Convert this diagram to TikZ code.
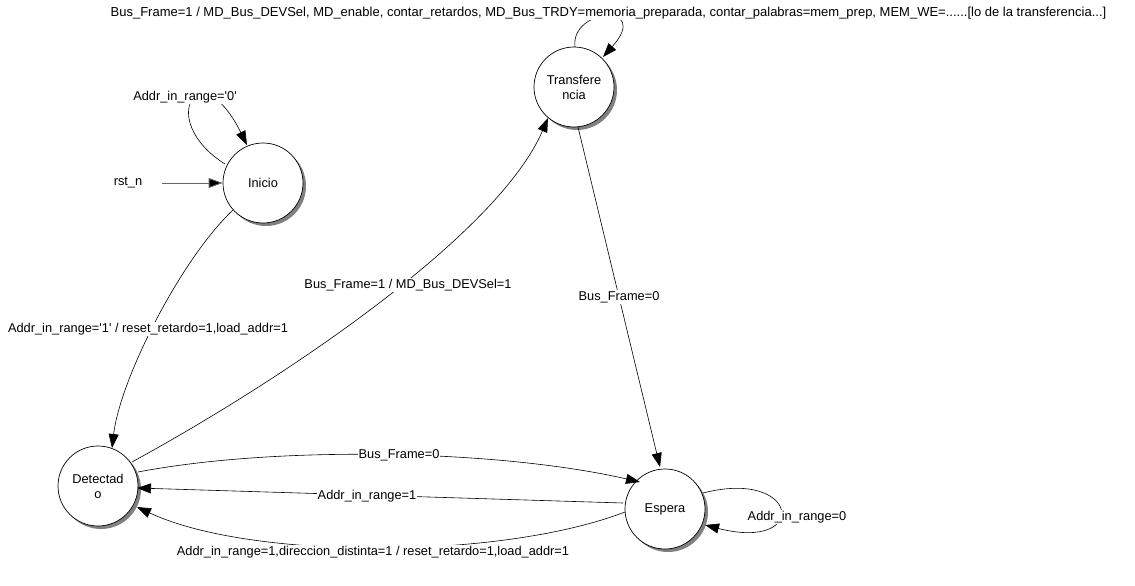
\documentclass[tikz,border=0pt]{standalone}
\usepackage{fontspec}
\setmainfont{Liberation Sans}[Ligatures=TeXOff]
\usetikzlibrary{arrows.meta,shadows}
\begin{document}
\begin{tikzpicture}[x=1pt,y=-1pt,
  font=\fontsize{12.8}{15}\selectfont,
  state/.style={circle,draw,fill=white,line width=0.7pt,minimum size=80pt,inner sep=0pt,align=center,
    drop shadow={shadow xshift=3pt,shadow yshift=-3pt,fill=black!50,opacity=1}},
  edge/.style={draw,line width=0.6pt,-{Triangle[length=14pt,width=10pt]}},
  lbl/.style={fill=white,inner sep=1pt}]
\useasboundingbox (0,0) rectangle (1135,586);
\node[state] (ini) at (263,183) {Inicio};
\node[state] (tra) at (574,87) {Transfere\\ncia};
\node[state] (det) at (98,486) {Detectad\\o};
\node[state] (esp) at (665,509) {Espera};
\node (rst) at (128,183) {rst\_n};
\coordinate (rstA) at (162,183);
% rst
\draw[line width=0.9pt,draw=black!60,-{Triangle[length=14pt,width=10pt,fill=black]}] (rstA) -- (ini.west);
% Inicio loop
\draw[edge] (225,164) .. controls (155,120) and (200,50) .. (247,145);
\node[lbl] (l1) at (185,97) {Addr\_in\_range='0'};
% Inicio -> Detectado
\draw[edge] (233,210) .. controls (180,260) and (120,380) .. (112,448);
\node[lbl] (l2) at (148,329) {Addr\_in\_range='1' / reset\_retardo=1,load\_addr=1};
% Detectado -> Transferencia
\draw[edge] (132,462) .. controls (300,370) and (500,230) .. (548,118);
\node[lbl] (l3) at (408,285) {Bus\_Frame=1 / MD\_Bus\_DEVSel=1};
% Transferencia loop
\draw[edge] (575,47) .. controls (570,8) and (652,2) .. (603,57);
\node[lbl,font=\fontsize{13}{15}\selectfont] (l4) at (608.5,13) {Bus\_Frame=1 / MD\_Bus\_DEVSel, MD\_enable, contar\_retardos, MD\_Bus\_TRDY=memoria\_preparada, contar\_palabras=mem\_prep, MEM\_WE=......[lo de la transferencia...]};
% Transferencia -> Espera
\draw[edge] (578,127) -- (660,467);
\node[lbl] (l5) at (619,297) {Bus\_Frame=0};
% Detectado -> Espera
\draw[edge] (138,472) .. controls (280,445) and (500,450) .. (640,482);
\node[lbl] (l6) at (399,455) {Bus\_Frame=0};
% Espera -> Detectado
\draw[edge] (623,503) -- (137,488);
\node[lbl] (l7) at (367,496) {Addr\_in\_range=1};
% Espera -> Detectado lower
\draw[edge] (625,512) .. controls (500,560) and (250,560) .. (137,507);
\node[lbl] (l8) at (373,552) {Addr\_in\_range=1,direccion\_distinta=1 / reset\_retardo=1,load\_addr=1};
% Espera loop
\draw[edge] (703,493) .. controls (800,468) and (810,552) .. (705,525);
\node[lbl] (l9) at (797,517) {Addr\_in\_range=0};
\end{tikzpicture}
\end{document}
● ● ● ● ● ● ●
## Task description
Omit every picture, then repeat the remaining data exactly as it appears above.

## Exercise result
Convert this diagram to TikZ code.
\documentclass[tikz,border=0pt]{standalone}
\usepackage{fontspec}
\setmainfont{Liberation Sans}[Ligatures=TeXOff]
\usetikzlibrary{arrows.meta,shadows}
\begin{document}
\begin{tikzpicture}[x=1pt,y=-1pt,
  font=\fontsize{12.8}{15}\selectfont,
  state/.style={circle,draw,fill=white,line width=0.7pt,minimum size=80pt,inner sep=0pt,align=center,
    drop shadow={shadow xshift=3pt,shadow yshift=-3pt,fill=black!50,opacity=1}},
  edge/.style={draw,line width=0.6pt,-{Triangle[length=14pt,width=10pt]}},
  lbl/.style={fill=white,inner sep=1pt}]
\useasboundingbox (0,0) rectangle (1135,586);
\node[state] (ini) at (263,183) {Inicio};
\node[state] (tra) at (574,87) {Transfere\\ncia};
\node[state] (det) at (98,486) {Detectad\\o};
\node[state] (esp) at (665,509) {Espera};
\node (rst) at (128,183) {rst\_n};
\coordinate (rstA) at (162,183);
% rst
\draw[line width=0.9pt,draw=black!60,-{Triangle[length=14pt,width=10pt,fill=black]}] (rstA) -- (ini.west);
% Inicio loop
\draw[edge] (225,164) .. controls (155,120) and (200,50) .. (247,145);
\node[lbl] (l1) at (185,97) {Addr\_in\_range='0'};
% Inicio -> Detectado
\draw[edge] (233,210) .. controls (180,260) and (120,380) .. (112,448);
\node[lbl] (l2) at (148,329) {Addr\_in\_range='1' / reset\_retardo=1,load\_addr=1};
% Detectado -> Transferencia
\draw[edge] (132,462) .. controls (300,370) and (500,230) .. (548,118);
\node[lbl] (l3) at (408,285) {Bus\_Frame=1 / MD\_Bus\_DEVSel=1};
% Transferencia loop
\draw[edge] (575,47) .. controls (570,8) and (652,2) .. (603,57);
\node[lbl,font=\fontsize{13}{15}\selectfont] (l4) at (608.5,13) {Bus\_Frame=1 / MD\_Bus\_DEVSel, MD\_enable, contar\_retardos, MD\_Bus\_TRDY=memoria\_preparada, contar\_palabras=mem\_prep, MEM\_WE=......[lo de la transferencia...]};
% Transferencia -> Espera
\draw[edge] (578,127) -- (660,467);
\node[lbl] (l5) at (619,297) {Bus\_Frame=0};
% Detectado -> Espera
\draw[edge] (138,472) .. controls (280,445) and (500,450) .. (640,482);
\node[lbl] (l6) at (399,455) {Bus\_Frame=0};
% Espera -> Detectado
\draw[edge] (623,503) -- (137,488);
\node[lbl] (l7) at (367,496) {Addr\_in\_range=1};
% Espera -> Detectado lower
\draw[edge] (625,512) .. controls (500,560) and (250,560) .. (137,507);
\node[lbl] (l8) at (373,552) {Addr\_in\_range=1,direccion\_distinta=1 / reset\_retardo=1,load\_addr=1};
% Espera loop
\draw[edge] (703,493) .. controls (800,468) and (810,552) .. (705,525);
\node[lbl] (l9) at (797,517) {Addr\_in\_range=0};
\end{tikzpicture}
\end{document}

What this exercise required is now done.